• GIVEN DATA:
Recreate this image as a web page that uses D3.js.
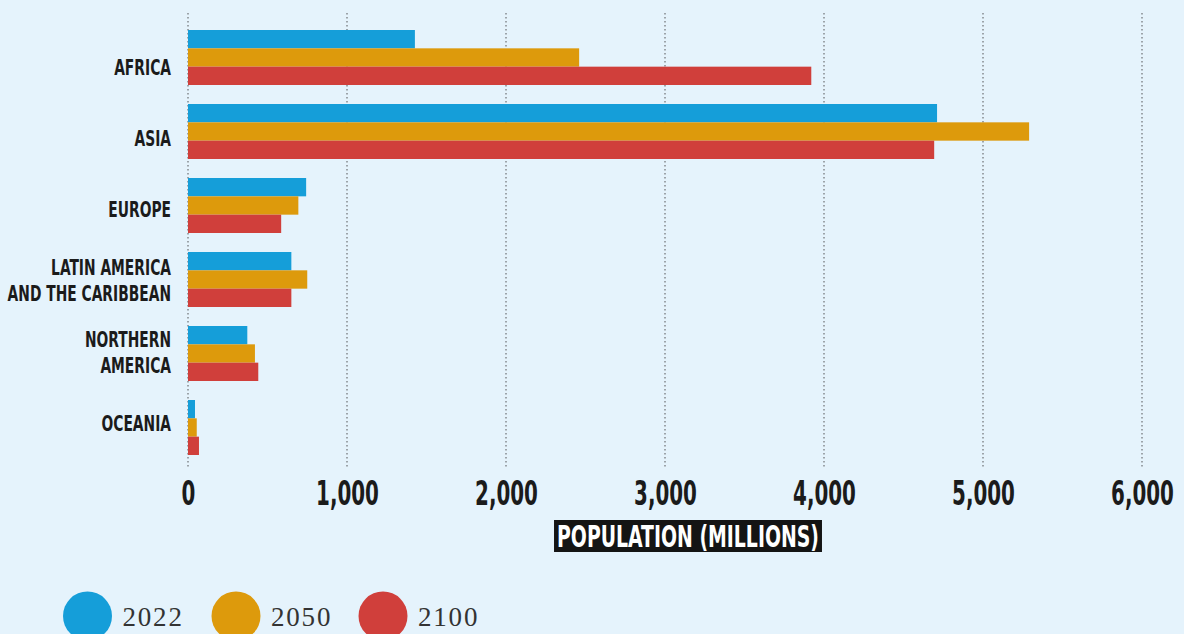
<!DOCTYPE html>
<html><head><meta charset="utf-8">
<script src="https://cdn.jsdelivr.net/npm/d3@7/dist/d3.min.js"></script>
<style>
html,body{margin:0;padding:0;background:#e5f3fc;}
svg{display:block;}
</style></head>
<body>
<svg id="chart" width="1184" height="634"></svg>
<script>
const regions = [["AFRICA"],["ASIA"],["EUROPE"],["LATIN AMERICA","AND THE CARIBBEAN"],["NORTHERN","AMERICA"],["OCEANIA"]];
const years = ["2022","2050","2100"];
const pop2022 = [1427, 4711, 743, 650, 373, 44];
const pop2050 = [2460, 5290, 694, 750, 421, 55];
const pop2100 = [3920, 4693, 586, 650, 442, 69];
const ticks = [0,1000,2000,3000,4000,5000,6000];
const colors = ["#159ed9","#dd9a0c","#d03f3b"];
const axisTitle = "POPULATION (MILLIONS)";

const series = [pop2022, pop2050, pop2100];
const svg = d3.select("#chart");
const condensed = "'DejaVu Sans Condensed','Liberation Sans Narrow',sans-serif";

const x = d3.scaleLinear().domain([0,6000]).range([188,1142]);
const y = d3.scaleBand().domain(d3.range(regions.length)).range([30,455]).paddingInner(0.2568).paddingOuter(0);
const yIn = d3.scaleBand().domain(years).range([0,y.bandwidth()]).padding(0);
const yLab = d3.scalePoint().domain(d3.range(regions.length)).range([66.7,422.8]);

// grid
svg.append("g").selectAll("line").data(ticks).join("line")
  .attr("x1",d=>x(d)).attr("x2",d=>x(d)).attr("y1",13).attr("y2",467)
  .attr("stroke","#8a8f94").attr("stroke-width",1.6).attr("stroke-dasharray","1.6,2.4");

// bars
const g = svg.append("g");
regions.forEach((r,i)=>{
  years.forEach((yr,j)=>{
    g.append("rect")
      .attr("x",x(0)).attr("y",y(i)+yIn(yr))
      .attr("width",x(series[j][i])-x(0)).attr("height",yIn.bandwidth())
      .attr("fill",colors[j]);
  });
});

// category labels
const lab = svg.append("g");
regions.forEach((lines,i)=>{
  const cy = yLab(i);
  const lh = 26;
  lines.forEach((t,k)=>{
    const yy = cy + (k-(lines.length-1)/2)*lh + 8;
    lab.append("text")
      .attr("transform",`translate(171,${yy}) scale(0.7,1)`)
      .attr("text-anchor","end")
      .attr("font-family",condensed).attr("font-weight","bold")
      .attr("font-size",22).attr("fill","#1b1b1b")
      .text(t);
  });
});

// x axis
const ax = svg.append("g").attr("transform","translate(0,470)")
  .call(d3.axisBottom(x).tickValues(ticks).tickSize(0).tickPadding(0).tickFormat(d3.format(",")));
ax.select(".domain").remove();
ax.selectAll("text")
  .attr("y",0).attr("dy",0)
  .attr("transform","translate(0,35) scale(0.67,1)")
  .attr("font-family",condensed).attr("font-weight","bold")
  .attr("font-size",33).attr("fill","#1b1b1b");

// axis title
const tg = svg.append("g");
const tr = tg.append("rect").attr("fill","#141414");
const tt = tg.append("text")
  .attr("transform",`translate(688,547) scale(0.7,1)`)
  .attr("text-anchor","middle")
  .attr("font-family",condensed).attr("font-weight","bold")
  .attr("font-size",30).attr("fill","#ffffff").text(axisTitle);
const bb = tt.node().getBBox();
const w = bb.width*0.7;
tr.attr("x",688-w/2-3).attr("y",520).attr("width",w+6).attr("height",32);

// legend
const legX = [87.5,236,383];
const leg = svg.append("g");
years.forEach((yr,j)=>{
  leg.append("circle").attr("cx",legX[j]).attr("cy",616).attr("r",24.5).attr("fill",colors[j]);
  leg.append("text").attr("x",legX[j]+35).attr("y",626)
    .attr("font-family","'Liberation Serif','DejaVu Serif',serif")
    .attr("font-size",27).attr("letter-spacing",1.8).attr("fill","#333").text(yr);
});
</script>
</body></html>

• EXERCISE DETAILS: Write out the listing above again, exactly, but with no pictures in the copy.

• CORRECT ANSWER:
Recreate this image as a web page that uses D3.js.
<!DOCTYPE html>
<html><head><meta charset="utf-8">
<script src="https://cdn.jsdelivr.net/npm/d3@7/dist/d3.min.js"></script>
<style>
html,body{margin:0;padding:0;background:#e5f3fc;}
svg{display:block;}
</style></head>
<body>
<svg id="chart" width="1184" height="634"></svg>
<script>
const regions = [["AFRICA"],["ASIA"],["EUROPE"],["LATIN AMERICA","AND THE CARIBBEAN"],["NORTHERN","AMERICA"],["OCEANIA"]];
const years = ["2022","2050","2100"];
const pop2022 = [1427, 4711, 743, 650, 373, 44];
const pop2050 = [2460, 5290, 694, 750, 421, 55];
const pop2100 = [3920, 4693, 586, 650, 442, 69];
const ticks = [0,1000,2000,3000,4000,5000,6000];
const colors = ["#159ed9","#dd9a0c","#d03f3b"];
const axisTitle = "POPULATION (MILLIONS)";

const series = [pop2022, pop2050, pop2100];
const svg = d3.select("#chart");
const condensed = "'DejaVu Sans Condensed','Liberation Sans Narrow',sans-serif";

const x = d3.scaleLinear().domain([0,6000]).range([188,1142]);
const y = d3.scaleBand().domain(d3.range(regions.length)).range([30,455]).paddingInner(0.2568).paddingOuter(0);
const yIn = d3.scaleBand().domain(years).range([0,y.bandwidth()]).padding(0);
const yLab = d3.scalePoint().domain(d3.range(regions.length)).range([66.7,422.8]);

// grid
svg.append("g").selectAll("line").data(ticks).join("line")
  .attr("x1",d=>x(d)).attr("x2",d=>x(d)).attr("y1",13).attr("y2",467)
  .attr("stroke","#8a8f94").attr("stroke-width",1.6).attr("stroke-dasharray","1.6,2.4");

// bars
const g = svg.append("g");
regions.forEach((r,i)=>{
  years.forEach((yr,j)=>{
    g.append("rect")
      .attr("x",x(0)).attr("y",y(i)+yIn(yr))
      .attr("width",x(series[j][i])-x(0)).attr("height",yIn.bandwidth())
      .attr("fill",colors[j]);
  });
});

// category labels
const lab = svg.append("g");
regions.forEach((lines,i)=>{
  const cy = yLab(i);
  const lh = 26;
  lines.forEach((t,k)=>{
    const yy = cy + (k-(lines.length-1)/2)*lh + 8;
    lab.append("text")
      .attr("transform",`translate(171,${yy}) scale(0.7,1)`)
      .attr("text-anchor","end")
      .attr("font-family",condensed).attr("font-weight","bold")
      .attr("font-size",22).attr("fill","#1b1b1b")
      .text(t);
  });
});

// x axis
const ax = svg.append("g").attr("transform","translate(0,470)")
  .call(d3.axisBottom(x).tickValues(ticks).tickSize(0).tickPadding(0).tickFormat(d3.format(",")));
ax.select(".domain").remove();
ax.selectAll("text")
  .attr("y",0).attr("dy",0)
  .attr("transform","translate(0,35) scale(0.67,1)")
  .attr("font-family",condensed).attr("font-weight","bold")
  .attr("font-size",33).attr("fill","#1b1b1b");

// axis title
const tg = svg.append("g");
const tr = tg.append("rect").attr("fill","#141414");
const tt = tg.append("text")
  .attr("transform",`translate(688,547) scale(0.7,1)`)
  .attr("text-anchor","middle")
  .attr("font-family",condensed).attr("font-weight","bold")
  .attr("font-size",30).attr("fill","#ffffff").text(axisTitle);
const bb = tt.node().getBBox();
const w = bb.width*0.7;
tr.attr("x",688-w/2-3).attr("y",520).attr("width",w+6).attr("height",32);

// legend
const legX = [87.5,236,383];
const leg = svg.append("g");
years.forEach((yr,j)=>{
  leg.append("circle").attr("cx",legX[j]).attr("cy",616).attr("r",24.5).attr("fill",colors[j]);
  leg.append("text").attr("x",legX[j]+35).attr("y",626)
    .attr("font-family","'Liberation Serif','DejaVu Serif',serif")
    .attr("font-size",27).attr("letter-spacing",1.8).attr("fill","#333").text(yr);
});
</script>
</body></html>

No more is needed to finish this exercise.